In my previous London Gardens post, most of the pictures were from my good friend Harry Kennedy. Here is a composition of a few of my own.
I wonder what you think of the London plane pruned in the french style. I love it in street scenes when I visit France but am not sure about London. As I have grown older, I have moved from derision to begrudging admiration!
Although the Open Gardens Scheme provides a unique annual opportunity to see many of London’s gardens, many of the gardens are open more frequently and some all the time. Brenda’s son Iain has a flat a stone’s throw from the Shard (if you have a very good arm). Formerly a run down area, it now has new tall modern buildings springing up every time we go. Alongside modernity there are many fine old buildings. It’s not far to the site of the old debtors’ Marshalsea prison, a relic of Dickens time. On our last stay in Iain’s flat we had a local walk round. It is quite fascinating how many small gardens are so close to the Shard.
The picture taken from Iain’s window is Old Hallows church. Its garden is horticulturally un-special but it is a splendid green oasis in the busy city and it hosts a very fine acacia. From the same window looking up to a high horizontal roofline of flats you can see the top of the Shard. At night it looks like a huge colourful dalek standing on the roof. Sorry but my camera let me down yet again.

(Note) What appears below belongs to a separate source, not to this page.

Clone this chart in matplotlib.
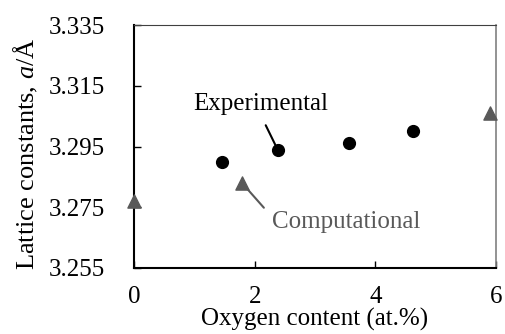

|I liked this approach to the growing and displaying of dwarf plants. Some fine alpine collections now use this technique which perhaps has some of the cultural advantages of a raised bed.
|Pictures on our stroll
If Borough market is open it is well worth a visit. All human life is here. There is so much tradition, craftsmanship, colour, character and fine produce that as the subject matter for a blog there would be stories for years.